XRechnung (pure XML) requires a viewer. The German Coordination Office for IT Standards (KoSIT) provides a free XRechnung visualizer. Open-source tools like Mustangproject or the KoSIT stylesheet render readable HTML versions.
Accounting software displays both directly in the app and books them in one move.
3. Check the invoice for content and form
An e-invoice still has to carry the standard mandatory fields under § 14 UStG: full names and addresses, tax number or VAT ID, invoice date, invoice number, description of services, net amount, VAT rate, VAT amount. If something is missing, your input VAT deduction is at risk. For XRechnung, validate the file with an online tool to confirm it meets EN 16931 — most validators run free in a browser.
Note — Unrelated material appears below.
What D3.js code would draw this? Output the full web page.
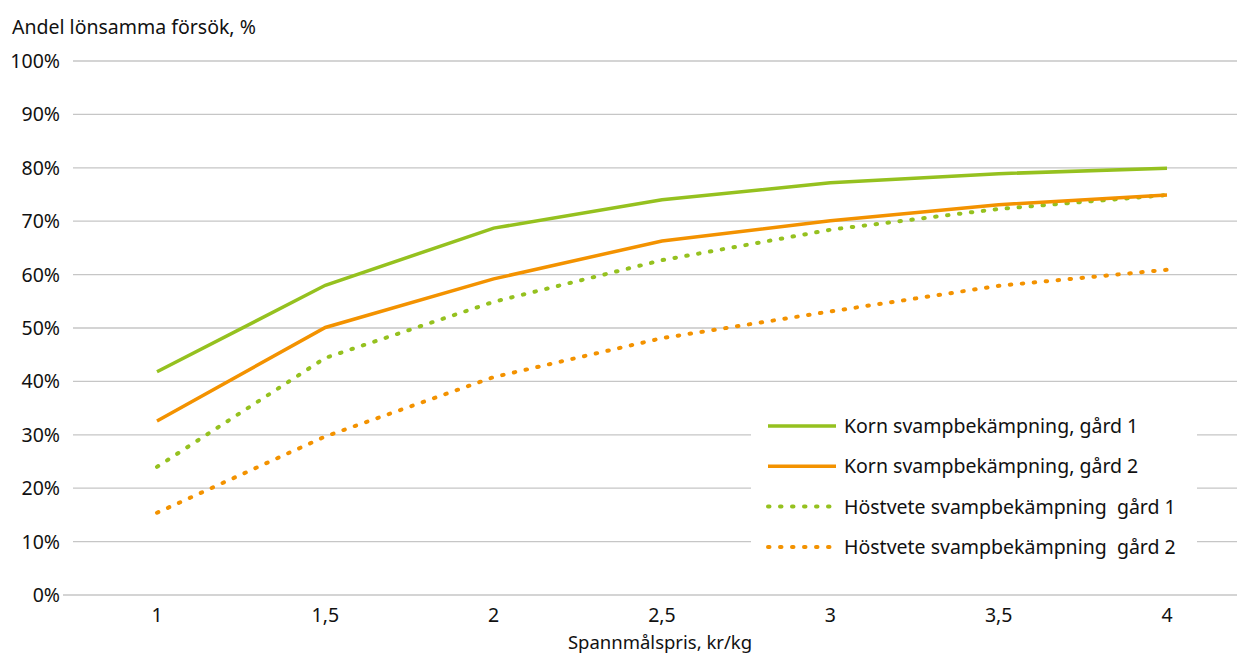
<!DOCTYPE html>
<html>
<head>
<meta charset="utf-8">
<script src="https://cdn.jsdelivr.net/npm/d3@7"></script>
<style>
  body { margin: 0; background: #fff; }
  text { font-family: "Noto Sans", sans-serif; fill: #111; white-space: pre; }
</style>
</head>
<body>
<script>
// data
const prices = ["1", "1,5", "2", "2,5", "3", "3,5", "4"];
const kornGard1 = [41.8, 58.0, 68.7, 74.0, 77.2, 78.9, 79.9];
const kornGard2 = [32.6, 50.1, 59.2, 66.3, 70.1, 73.1, 74.9];
const hostveteGard1 = [24.0, 44.4, 54.9, 62.7, 68.4, 72.3, 74.9];
const hostveteGard2 = [15.4, 29.7, 40.8, 48.1, 53.1, 57.9, 60.9];
const yTicks = [0, 10, 20, 30, 40, 50, 60, 70, 80, 90, 100];
const seriesNames = ["Korn svampbekämpning, gård 1", "Korn svampbekämpning, gård 2",
                     "Höstvete svampbekämpning  gård 1", "Höstvete svampbekämpning  gård 2"];

const green = "#95c11f", orange = "#f39200";
const series = [
  {name: seriesNames[0], values: kornGard1, color: green, dotted: false},
  {name: seriesNames[1], values: kornGard2, color: orange, dotted: false},
  {name: seriesNames[2], values: hostveteGard1, color: green, dotted: true},
  {name: seriesNames[3], values: hostveteGard2, color: orange, dotted: true}
];

const w = 1237, h = 655;
const fs = "19.5px";
const svg = d3.select("body").append("svg")
  .attr("width", w).attr("height", h);

const x = d3.scalePoint().domain(prices).range([157, 1167]);
const y = d3.scaleLinear().domain([0, 100]).range([595, 61]);

// gridlines
svg.append("g").selectAll("line")
  .data(yTicks)
  .enter().append("line")
  .attr("x1", d => d === 0 ? 63 : 73)
  .attr("x2", w)
  .attr("y1", d => y(d)).attr("y2", d => y(d))
  .attr("stroke", "#c6c6c6")
  .attr("stroke-width", 1.3);

// y labels
svg.append("g").selectAll("text")
  .data(yTicks)
  .enter().append("text")
  .attr("x", 60)
  .attr("y", d => y(d) + 7)
  .attr("text-anchor", "end")
  .style("font-size", fs)
  .text(d => d + "%");

// x labels
svg.append("g").selectAll("text")
  .data(prices)
  .enter().append("text")
  .attr("x", d => x(d))
  .attr("y", 622)
  .attr("text-anchor", "middle")
  .style("font-size", fs)
  .text(d => d);

svg.append("text")
  .attr("x", 12).attr("y", 34)
  .style("font-size", fs)
  .text("Andel lönsamma försök, %");

svg.append("text")
  .attr("x", 660).attr("y", 649)
  .attr("text-anchor", "middle")
  .style("font-size", "18.5px")
  .text("Spannmålspris, kr/kg");

const line = d3.line()
  .x((d, i) => x(prices[i]))
  .y(d => y(d));

// draw dotted first so solid ones sit on top
const order = [3, 2, 1, 0];
svg.append("g").selectAll("path")
  .data(order.map(i => series[i]))
  .enter().append("path")
  .attr("d", d => line(d.values))
  .attr("fill", "none")
  .attr("stroke", d => d.color)
  .attr("stroke-width", d => d.dotted ? 4 : 3.5)
  .attr("stroke-linecap", d => d.dotted ? "round" : "butt")
  .attr("stroke-dasharray", d => d.dotted ? "1.5 10.5" : null);

// legend
const legend = svg.append("g");
legend.append("rect")
  .attr("x", 751).attr("y", 408)
  .attr("width", 446).attr("height", 156)
  .attr("fill", "#fff");

const rows = legend.selectAll("g.item")
  .data(series)
  .enter().append("g")
  .attr("class", "item")
  .attr("transform", (d, i) => "translate(0," + (426 + i * 40.3) + ")");

rows.append("line")
  .attr("x1", 768)
  .attr("x2", 836)
  .attr("stroke", d => d.color)
  .attr("stroke-width", d => d.dotted ? 4 : 3.5)
  .attr("stroke-linecap", d => d.dotted ? "round" : "butt")
  .attr("stroke-dasharray", d => d.dotted ? "1.5 10.5" : null);

rows.append("text")
  .attr("x", 844)
  .attr("y", 7)
  .style("font-size", fs)
  .text(d => d.name);
</script>
</body>
</html>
4. Secure your input VAT deduction
Input VAT deduction requires a proper invoice on file. For e-invoices, "on file" means the XML file is stored in your system and can be read at any time. A printed version is explicitly not sufficient — the original is the structured file.
5. Archive in a GoBD-compliant way
This is the biggest trap. You must keep the original XML file unaltered for 10 years. Concretely:
The original XML file (not a printed version or a PDF re-export)
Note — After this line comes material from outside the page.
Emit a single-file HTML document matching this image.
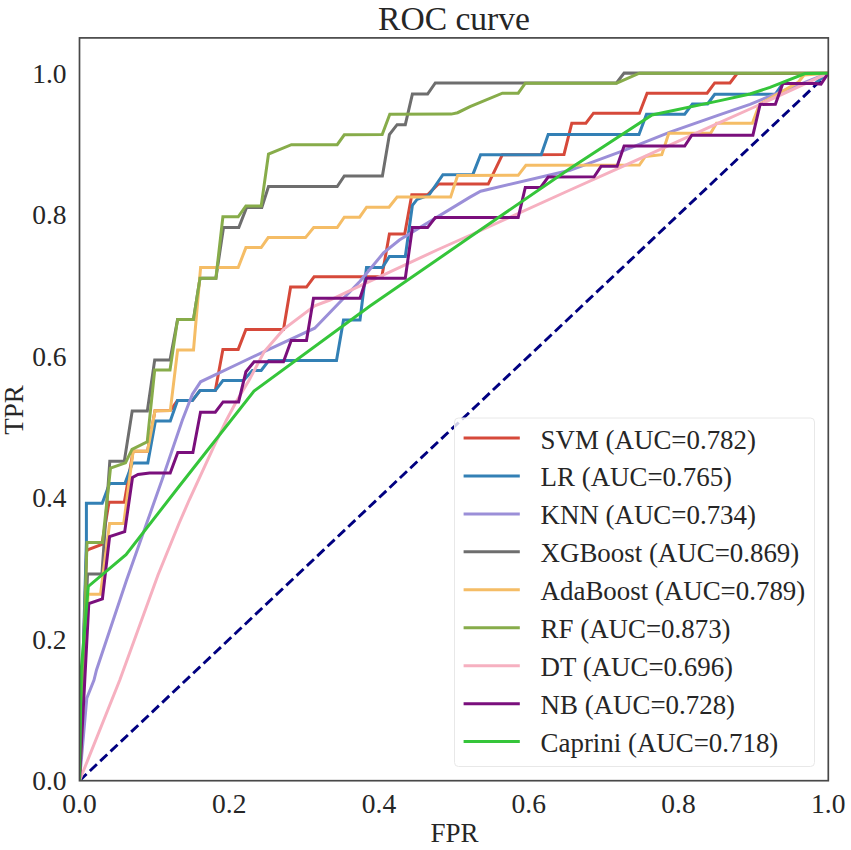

Machine-readable — no scanned images
Stored in a tamper-proof way — subsequent changes must be impossible
Retrievable within reasonable time for tax audits
Saving in your mail archive only partially meets GoBD requirements — emails can be deleted or moved. A dedicated document management system or accounting software that combines receiving and archiving is safer. Our article on receipts and tax returns goes into the storage rules in more detail.
What legally counts as "received"?
A common question: is having an email address really enough? The BMF says yes. A regular email inbox satisfies the receiving obligation. You don't have to book every e-invoice immediately or process it automatically — you just have to be able to accept it, read it, and store it.
But watch out: if your supplier sends you an XRechnung and you ignore or reject it, you risk losing your input VAT deduction. The issuer has done their part; the risk of not archiving it correctly sits with you. In practice: "capable" isn't enough, you actually have to do it.
What if your supplier still sends a PDF instead of an e-invoice?
Until December 31, 2026, all businesses can still send paper invoices or regular PDFs — with the recipient's consent (yours). From January 1, 2027, that's only allowed for businesses with prior-year turnover up to €800,000. From January 1, 2028, e-invoicing is mandatory for all B2B transactions — paper and plain PDFs are no longer compliant.
So if today you get a PDF instead of an XRechnung, that's fine. Just receive, check, and archive it like any paper or PDF invoice. Only from 2028 will you potentially need to ask the supplier to issue an e-invoice — otherwise they put their own VAT status at risk.
Common mistakes when receiving e-invoices
Saving only the PDF preview
ZUGFeRD has a particularly sneaky trap: the invoice looks like a PDF. Anyone who chooses "Print → Save as PDF" creates a new PDF without the embedded XML. The original is lost. Always save the original file from the email, not a print copy.
Deleting the email after booking
If you manually book the attachment and then drag the email to trash, you lose the original XML. Save the XML separately in an archive before cleaning up.
Treating XML as "I can't read this"
Leaving XML files unopened in the inbox is a fast route to wrong amounts in your books. A viewer or software that extracts the structured data is the minimum setup.
No validation
Incorrect or incomplete e-invoices happen — especially during the transition period. A quick online validation catches format errors before they turn into input-VAT problems.
Software options for receiving e-invoices
Depending on volume, different setups make sense:
Email + cloud folder + viewer: works for a handful of invoices per month. Archiving and GoBD compliance are on you.
Accounting software with an e-invoice inbox: pulls XML into your bookkeeping automatically, matches bank transactions, archives in a tamper-proof way. Most providers added this through 2025 — quality and usability vary.
Document management system (DMS): a separate archive for all receipts. Makes sense for high receipt volume or larger teams.
We compare the German market in our e-invoicing software comparison and the Norman vs Lexoffice comparison.
What it looks like in practice: a typical week
Here's how this works in a small GmbH:
Monday: Three XRechnungs arrive at invoices@company.de. The software reads the XML automatically, shows a readable preview, and stores the original in the archive.
Tuesday: You review the preview, confirm the booking accounts, and approve the payment. The XML stays untouched in the archive.
Wednesday: A ZUGFeRD from a new supplier arrives. The software detects the format, extracts the XML from the PDF, and links it to your books.
Thursday: You file the monthly VAT advance return. Input VAT from the e-invoices is already correctly captured.
10 years later: A tax auditor can pull every original XML directly from the archive — file, bank match, booking entry.
With just email and manual filing, the same workflow takes four to five times as long, and errors creep in. If you receive invoices digitally anyway, automate the receiving side.
Bottom line
An email address is enough to formally meet the receiving obligation from 2025. In practice you need more: a reliable way to open XRechnung and ZUGFeRD, validate them, and keep them GoBD-compliant for 10 years. Solving this with Excel and Outlook risks losing input VAT and getting flagged in an audit. In 2026, accounting software that pulls e-invoices straight from the inbox isn't a luxury — it's basic infrastructure. Set the process up now, and you'll be ready when 2028 forces every B2B invoice into electronic form.